THE EXERCISE:
Scan the data below for the string "that". Copy every line where it appears.
════════════════
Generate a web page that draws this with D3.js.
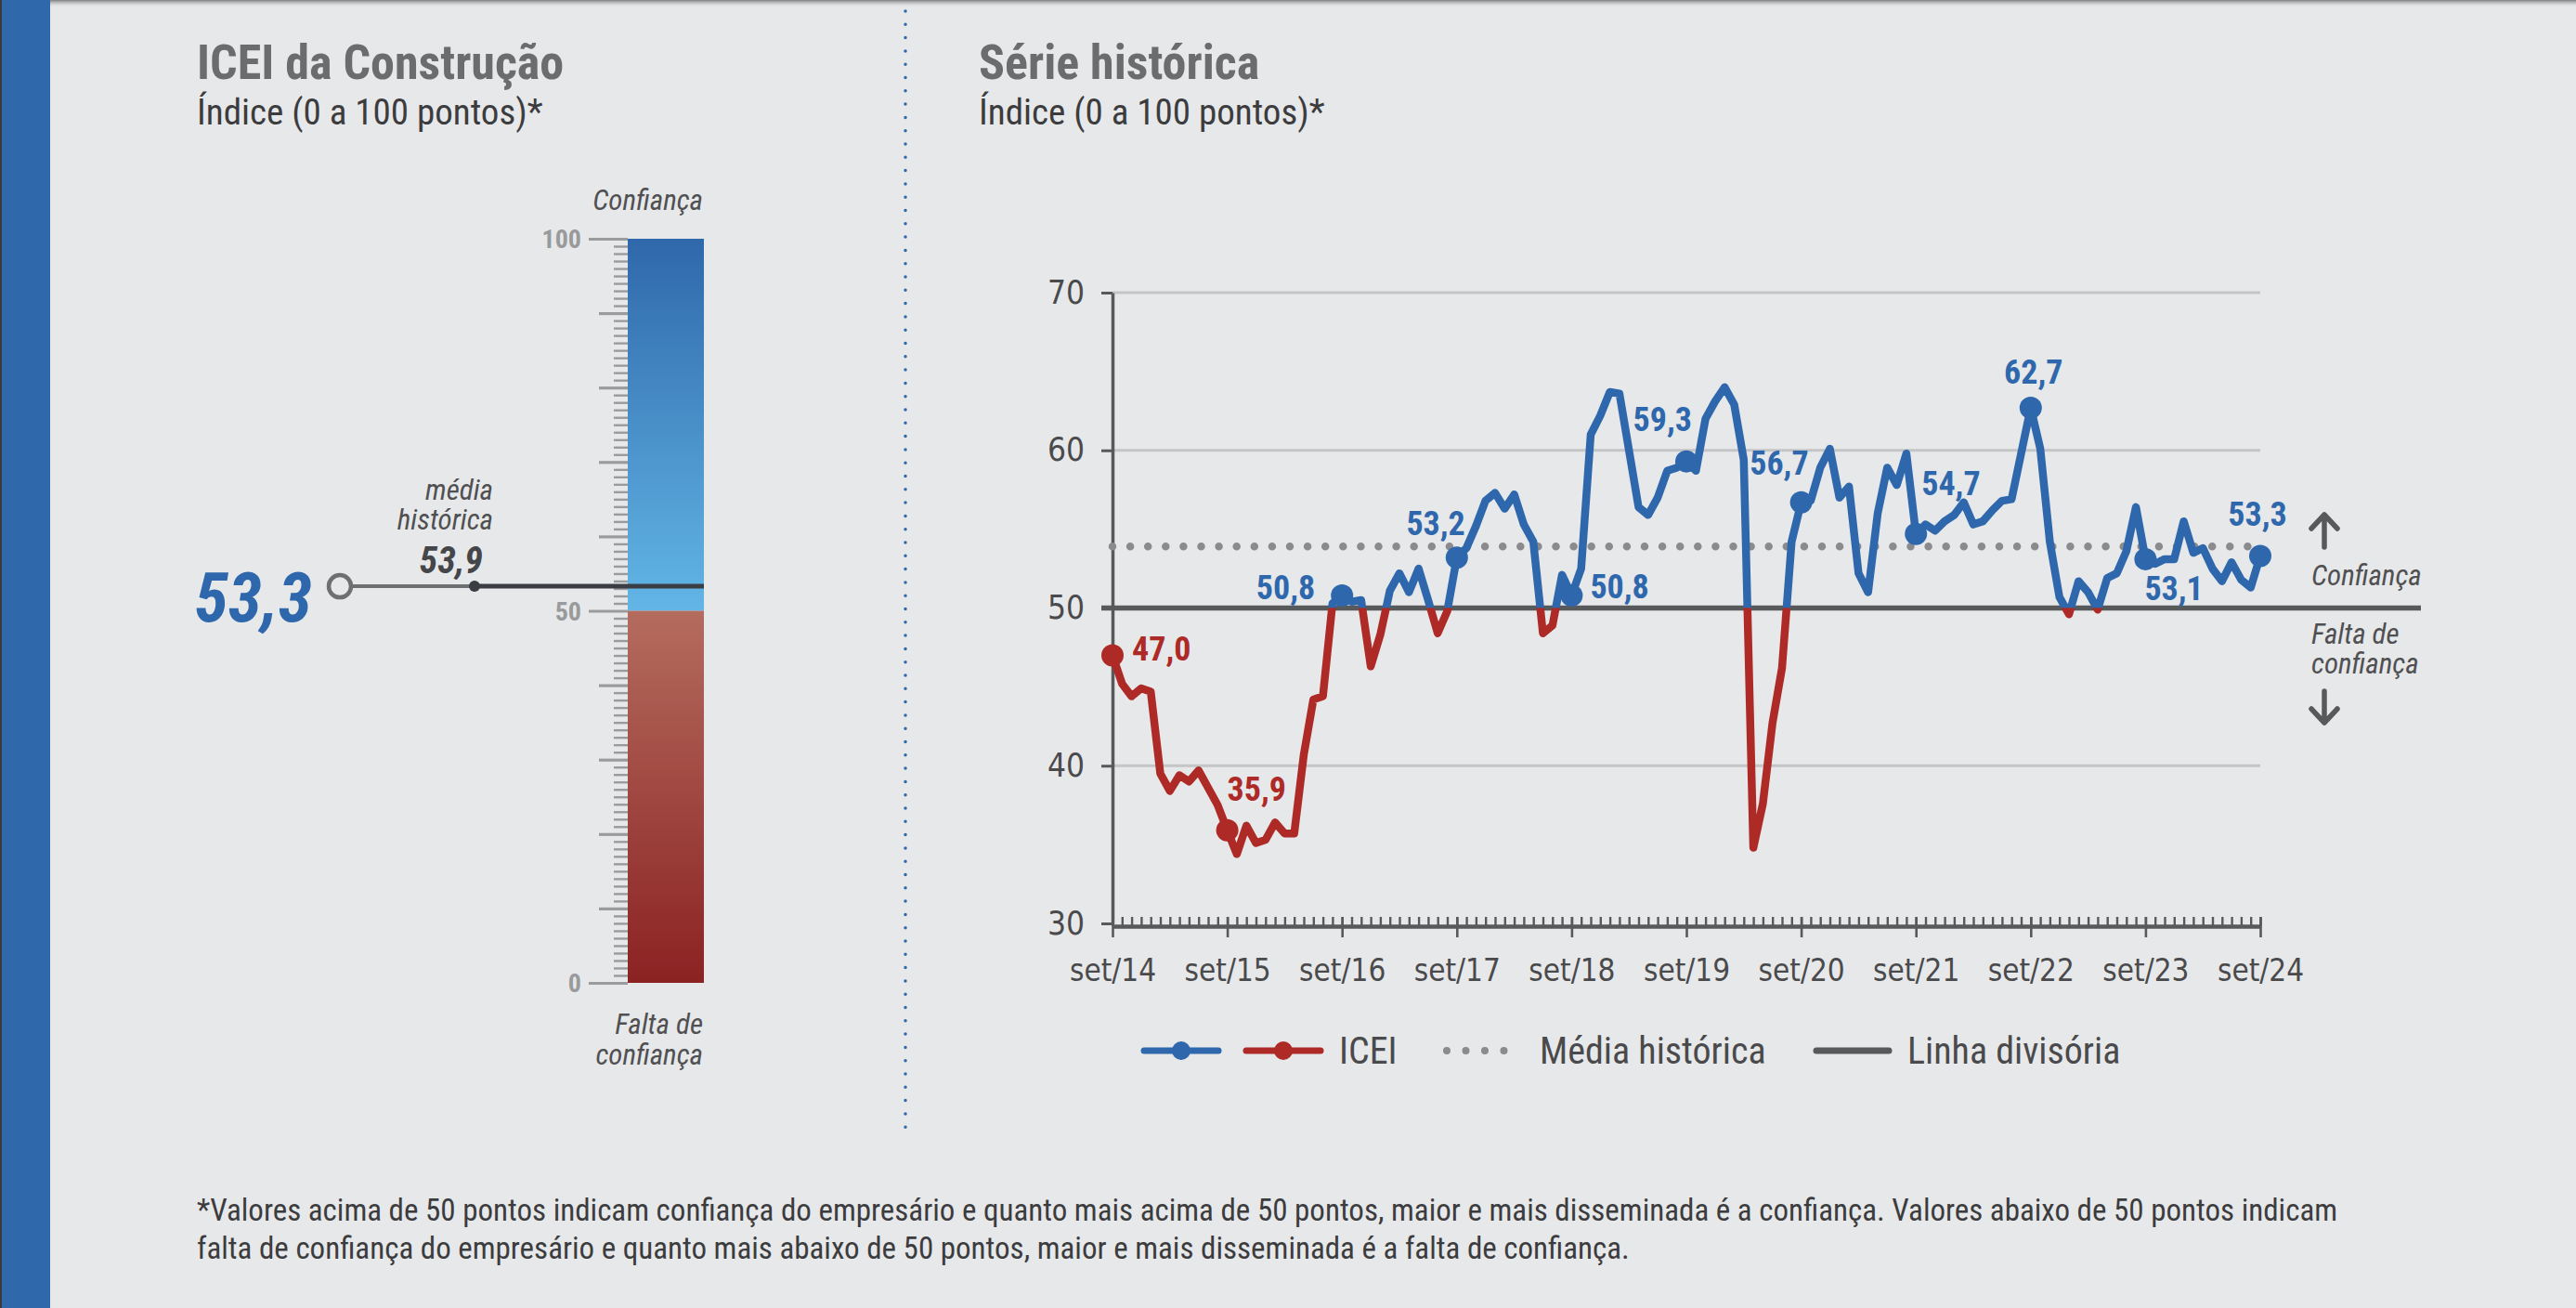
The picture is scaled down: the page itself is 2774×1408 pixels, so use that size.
<!DOCTYPE html>
<html><head><meta charset="utf-8">
<script src="https://cdn.jsdelivr.net/npm/d3@7"></script>
<style>
html,body{margin:0;padding:0;background:#e7e8ea;}
svg{display:block;}
text{font-family:"Liberation Sans Narrow","Roboto Condensed","DejaVu Sans Condensed",sans-serif;}
</style></head><body>
<svg id="c" width="2774" height="1408"></svg>
<script>
// ---------- DATA ----------
const tickLabels = ["set/14","set/15","set/16","set/17","set/18","set/19","set/20","set/21","set/22","set/23","set/24"];
const icei = [
 47.0,45.2,44.4,44.9,44.7,39.5,38.4,39.4,39.0,39.7,38.6,37.5,
 35.9,34.4,36.2,35.1,35.3,36.4,35.7,35.7,40.7,44.2,44.4,50.3,
 50.8,50.4,50.5,46.3,48.3,51.1,52.2,51.0,52.5,50.5,48.4,49.8,
 53.2,53.8,55.2,56.8,57.3,56.3,57.2,55.3,54.2,48.4,48.9,52.1,
 50.8,52.5,61.0,62.2,63.7,63.6,60.0,56.4,55.9,57.0,58.7,58.9,
 59.3,58.7,62.0,63.1,64.0,62.9,59.4,34.8,37.6,42.7,46.2,54.2,
 56.7,56.8,58.9,60.1,57.0,57.7,52.2,51.0,56.0,58.9,57.8,59.8,
 54.7,55.3,54.9,55.5,55.9,56.7,55.3,55.5,56.2,56.8,56.9,59.8,
 62.7,60.1,54.2,50.7,49.6,51.7,51.0,49.9,51.9,52.2,53.6,56.4,
 53.1,52.8,53.1,53.1,55.5,53.5,53.8,52.5,51.7,52.9,51.8,51.3,
 53.3
];
const highlighted = [0,12,24,36,48,60,72,84,96,108,120];
const yTicks = [30,40,50,60,70];
const thermoLabels = [0,50,100];
const historicalMean = 53.9;
const currentValue = 53.3;
const dividingLine = 50;
const legendLabels = ["ICEI","Média histórica","Linha divisória"];
const footnote = [
 "*Valores acima de 50 pontos indicam confiança do empresário e quanto mais acima de 50 pontos, maior e mais disseminada é a confiança. Valores abaixo de 50 pontos indicam",
 "falta de confiança do empresário e quanto mais abaixo de 50 pontos, maior e mais disseminada é a falta de confiança."
];

// ---------- STYLE / LAYOUT ----------
const BLUE = "#2e67ac", RED = "#ae2a26", DARK = "#58595b", GRID = "#c4c5c7", TXT = "#4a4a4c";
const fmt = v => v.toFixed(1).replace(".", ",");
const labelPos = {
  0:{dx:21,dy:6,a:"start"}, 12:{dx:0,dy:-32,a:"start"}, 24:{dx:-29,dy:4,a:"end"},
  36:{dx:9,dy:-24,a:"end"}, 48:{dx:20,dy:3,a:"start"}, 60:{dx:6,dy:-33,a:"end"},
  72:{dx:8,dy:-30,a:"end"}, 84:{dx:6,dy:-42,a:"start"}, 96:{dx:3,dy:-26,a:"middle"},
  108:{dx:-1,dy:44,a:"start"}, 120:{dx:-3,dy:-32,a:"middle"}
};

const svg = d3.select("#c");
const defs = svg.append("defs");

// background
svg.append("rect").attr("width",2774).attr("height",1408).attr("fill","#e7e8ea");
const sh = defs.append("linearGradient").attr("id","topShadow").attr("x1",0).attr("y1",0).attr("x2",0).attr("y2",1);
sh.append("stop").attr("offset",0).attr("stop-color","#7d7e80");
sh.append("stop").attr("offset",1).attr("stop-color","#e7e8ea").attr("stop-opacity",0);
svg.append("rect").attr("x",0).attr("y",0).attr("width",2774).attr("height",8).attr("fill","url(#topShadow)");
svg.append("rect").attr("x",0).attr("y",0).attr("width",54).attr("height",1408).attr("fill","#2f68ab");
svg.append("rect").attr("x",0).attr("y",0).attr("width",2).attr("height",1408).attr("fill","#3a3a3c");

// separator
svg.append("line").attr("x1",975).attr("x2",975).attr("y1",12).attr("y2",1226)
  .attr("stroke","#2f68ab").attr("stroke-width",3.5).attr("stroke-linecap","round")
  .attr("stroke-dasharray","0,14.3");

// ---------- LEFT PANEL ----------
const titles = [{x:212,t:"ICEI da Construção"},{x:1054,t:"Série histórica"}];
titles.forEach(d=>{
  svg.append("text").attr("x",d.x).attr("y",85).attr("font-size",52).attr("font-weight","bold")
    .attr("fill","#6b6c6e").text(d.t);
  svg.append("text").attr("x",d.x).attr("y",134).attr("font-size",39).attr("fill","#3c3c3e")
    .text("Índice (0 a 100 pontos)*");
});

const tY = d3.scaleLinear().domain([0,100]).range([1058,257]);
const barX = 676, barW = 82;
const gB = defs.append("linearGradient").attr("id","gBlue").attr("gradientUnits","userSpaceOnUse")
  .attr("x1",0).attr("x2",0).attr("y1",tY(100)).attr("y2",tY(50));
gB.append("stop").attr("offset",0).attr("stop-color","#2f68ab");
gB.append("stop").attr("offset",1).attr("stop-color","#62b6e6");
const gR = defs.append("linearGradient").attr("id","gRed").attr("gradientUnits","userSpaceOnUse")
  .attr("x1",0).attr("x2",0).attr("y1",tY(50)).attr("y2",tY(0));
gR.append("stop").attr("offset",0).attr("stop-color","#b46c5e");
gR.append("stop").attr("offset",1).attr("stop-color","#8b2222");
svg.append("rect").attr("x",barX).attr("y",tY(100)).attr("width",barW).attr("height",tY(50)-tY(100)).attr("fill","url(#gBlue)");
svg.append("rect").attr("x",barX).attr("y",tY(50)).attr("width",barW).attr("height",tY(0)-tY(50)).attr("fill","url(#gRed)");

const tAxis = d3.axisLeft(tY).tickValues(d3.range(0,101,1)).tickFormat("").tickSizeOuter(0)
  .tickSize(15);
const tg = svg.append("g").attr("transform",`translate(${barX},0)`).call(tAxis);
tg.select(".domain").remove();
tg.selectAll(".tick line").attr("stroke","#9a9b9d")
  .attr("x2", d => d%50===0 ? -42 : (d%10===0 ? -31 : -15))
  .attr("stroke-width", d => d%10===0 ? 3.2 : 2.4);
svg.selectAll(".tlab").data(thermoLabels).enter().append("text")
  .attr("x",626).attr("y",d=>tY(d)+10).attr("text-anchor","end").attr("font-size",28)
  .attr("font-weight","bold").attr("fill","#999a9c").text(d=>d);

svg.append("text").attr("x",757).attr("y",226).attr("text-anchor","end").attr("font-size",31)
  .attr("font-style","italic").attr("fill","#505052").text("Confiança");
svg.append("text").attr("x",757).attr("y",1113).attr("text-anchor","end").attr("font-size",31)
  .attr("font-style","italic").attr("fill","#505052").text("Falta de");
svg.append("text").attr("x",757).attr("y",1146).attr("text-anchor","end").attr("font-size",31)
  .attr("font-style","italic").attr("fill","#505052").text("confiança");

const cy = tY(currentValue);
svg.append("line").attr("x1",378).attr("x2",barX+barW).attr("y1",cy).attr("y2",cy)
  .attr("stroke","#6e6f71").attr("stroke-width",4);
svg.append("line").attr("x1",511).attr("x2",barX+barW).attr("y1",cy).attr("y2",cy)
  .attr("stroke","#3a3d43").attr("stroke-width",5);
svg.append("circle").attr("cx",511).attr("cy",cy).attr("r",6).attr("fill","#3a3d43");
svg.append("circle").attr("cx",366).attr("cy",cy).attr("r",12).attr("fill","#e7e8ea")
  .attr("stroke","#6e6f71").attr("stroke-width",4.5);
svg.append("text").attr("x",336).attr("y",cy+38).attr("text-anchor","end").attr("font-size",74)
  .attr("font-weight","bold").attr("font-style","italic").attr("fill",BLUE).text(fmt(currentValue));
svg.append("text").attr("x",531).attr("y",538).attr("text-anchor","end").attr("font-size",31)
  .attr("font-style","italic").attr("fill","#505052").text("média");
svg.append("text").attr("x",531).attr("y",570).attr("text-anchor","end").attr("font-size",31)
  .attr("font-style","italic").attr("fill","#505052").text("histórica");
svg.append("text").attr("x",520).attr("y",617).attr("text-anchor","end").attr("font-size",40)
  .attr("font-weight","bold").attr("font-style","italic").attr("fill","#45464a").text(fmt(historicalMean));

// ---------- RIGHT PANEL ----------
const x = d3.scaleLinear().domain([0, icei.length-1]).range([1198, 2434]);
const y = d3.scaleLinear().domain([30,70]).range([994, 315]);

// gridlines
svg.selectAll(".grid").data(yTicks.filter(d=>d!==30 && d!==dividingLine)).enter().append("line")
  .attr("x1",1198).attr("x2",2434).attr("y1",d=>y(d)).attr("y2",d=>y(d))
  .attr("stroke",GRID).attr("stroke-width",3);

// y axis
const yAxis = d3.axisLeft(y).tickValues(yTicks).tickSize(12).tickSizeOuter(0).tickPadding(18);
const yg = svg.append("g").attr("transform","translate(1198,0)").call(yAxis);
yg.select(".domain").attr("stroke",DARK).attr("stroke-width",3.5);
yg.selectAll(".tick line").attr("stroke",DARK).attr("stroke-width",3);
yg.selectAll(".tick text").attr("font-size",35).attr("fill",TXT)
  .style("font-family",'"Liberation Sans Narrow","DejaVu Sans Condensed",sans-serif');

// x axis: minor monthly ticks (up) + major yearly (down)
const xg = svg.append("g").attr("transform",`translate(0,${y(30)+3})`);
const xMinor = d3.axisTop(x).tickValues(d3.range(0,icei.length)).tickFormat("").tickSize(10).tickSizeOuter(0);
xg.call(xMinor);
xg.select(".domain").attr("stroke",DARK).attr("stroke-width",4.5);
xg.selectAll(".tick line").attr("stroke",DARK).attr("stroke-width",2.4);
const xMajor = d3.axisBottom(x).tickValues(tickLabels.map((d,i)=>i*12)).tickFormat((d,i)=>tickLabels[i])
  .tickSize(12).tickSizeOuter(0).tickPadding(24);
const xg2 = svg.append("g").attr("transform",`translate(0,${y(30)+3})`).call(xMajor);
xg2.select(".domain").remove();
xg2.selectAll(".tick line").attr("stroke",DARK).attr("stroke-width",2.6).attr("y1",-10);
xg2.selectAll(".tick text").attr("font-size",33).attr("fill",TXT)
  .style("font-family",'"Liberation Sans Narrow","DejaVu Sans Condensed",sans-serif');

// dividing line
svg.append("line").attr("x1",1186).attr("x2",2607).attr("y1",y(dividingLine)).attr("y2",y(dividingLine))
  .attr("stroke",DARK).attr("stroke-width",5.5);
// historical mean
svg.append("line").attr("x1",1198).attr("x2",2434).attr("y1",y(historicalMean)).attr("y2",y(historicalMean))
  .attr("stroke","#8b8b8d").attr("stroke-width",8.5).attr("stroke-linecap","round").attr("stroke-dasharray","0,19.1");

// ICEI line split at 50
defs.append("clipPath").attr("id","above").append("rect")
  .attr("x",0).attr("y",0).attr("width",2774).attr("height",y(dividingLine));
defs.append("clipPath").attr("id","below").append("rect")
  .attr("x",0).attr("y",y(dividingLine)).attr("width",2774).attr("height",1408-y(dividingLine));
const line = d3.line().x((d,i)=>x(i)).y(d=>y(d));
svg.append("path").datum(icei).attr("d",line).attr("fill","none").attr("stroke",BLUE)
  .attr("stroke-width",8.5).attr("stroke-linejoin","round").attr("stroke-linecap","round").attr("clip-path","url(#above)");
svg.append("path").datum(icei).attr("d",line).attr("fill","none").attr("stroke",RED)
  .attr("stroke-width",8.5).attr("stroke-linejoin","round").attr("stroke-linecap","round").attr("clip-path","url(#below)");

// markers + labels
svg.selectAll(".mk").data(highlighted).enter().append("circle")
  .attr("cx",i=>x(i)).attr("cy",i=>y(icei[i])).attr("r",12)
  .attr("fill",i=>icei[i]>=dividingLine?BLUE:RED);
svg.selectAll(".lb").data(highlighted).enter().append("text")
  .attr("x",i=>x(i)+labelPos[i].dx).attr("y",i=>y(icei[i])+labelPos[i].dy)
  .attr("text-anchor",i=>labelPos[i].a).attr("font-size",36).attr("font-weight","bold")
  .attr("fill",i=>icei[i]>=dividingLine?BLUE:RED).text(i=>fmt(icei[i]));

// right annotations
function arrow(cx, y1, y2){
  const dir = y2<y1 ? 1 : -1;
  svg.append("path").attr("d",`M${cx},${y1}L${cx},${y2}M${cx-14},${y2+dir*15}L${cx},${y2}L${cx+14},${y2+dir*15}`)
    .attr("fill","none").attr("stroke",DARK).attr("stroke-width",5.5).attr("stroke-linecap","round").attr("stroke-linejoin","round");
}
arrow(2503, 589, 554);
arrow(2503, 744, 778);
svg.append("text").attr("x",2489).attr("y",630).attr("font-size",31).attr("font-style","italic").attr("fill","#505052").text("Confiança");
svg.append("text").attr("x",2489).attr("y",693).attr("font-size",31).attr("font-style","italic").attr("fill","#505052").text("Falta de");
svg.append("text").attr("x",2489).attr("y",725).attr("font-size",31).attr("font-style","italic").attr("fill","#505052").text("confiança");

// legend
const ly = 1131;
const lg = svg.append("g");
[[1232,1312,BLUE],[1342,1422,RED]].forEach(([a,b,c])=>{
  lg.append("line").attr("x1",a).attr("x2",b).attr("y1",ly).attr("y2",ly).attr("stroke",c).attr("stroke-width",7).attr("stroke-linecap","round");
  lg.append("circle").attr("cx",(a+b)/2).attr("cy",ly).attr("r",10).attr("fill",c);
});
lg.append("line").attr("x1",1558).attr("x2",1640).attr("y1",ly).attr("y2",ly).attr("stroke","#8b8b8d")
  .attr("stroke-width",8).attr("stroke-linecap","round").attr("stroke-dasharray","0,20.5");
lg.append("line").attr("x1",1956).attr("x2",2034).attr("y1",ly).attr("y2",ly).attr("stroke",DARK)
  .attr("stroke-width",7).attr("stroke-linecap","round");
[[1442,legendLabels[0]],[1658,legendLabels[1]],[2054,legendLabels[2]]].forEach(([lx,t])=>{
  lg.append("text").attr("x",lx).attr("y",ly+14).attr("font-size",40).attr("fill",TXT).text(t);
});

// footnote
footnote.forEach((t,i)=>{
  svg.append("text").attr("x",212).attr("y",1314+i*41).attr("font-size",33).attr("fill","#3c3c3e").text(t);
});
</script>
</body></html>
════════════════
COMPLETED TASK:
Generate a web page that draws this with D3.js.
The picture is scaled down: the page itself is 2774×1408 pixels, so use that size.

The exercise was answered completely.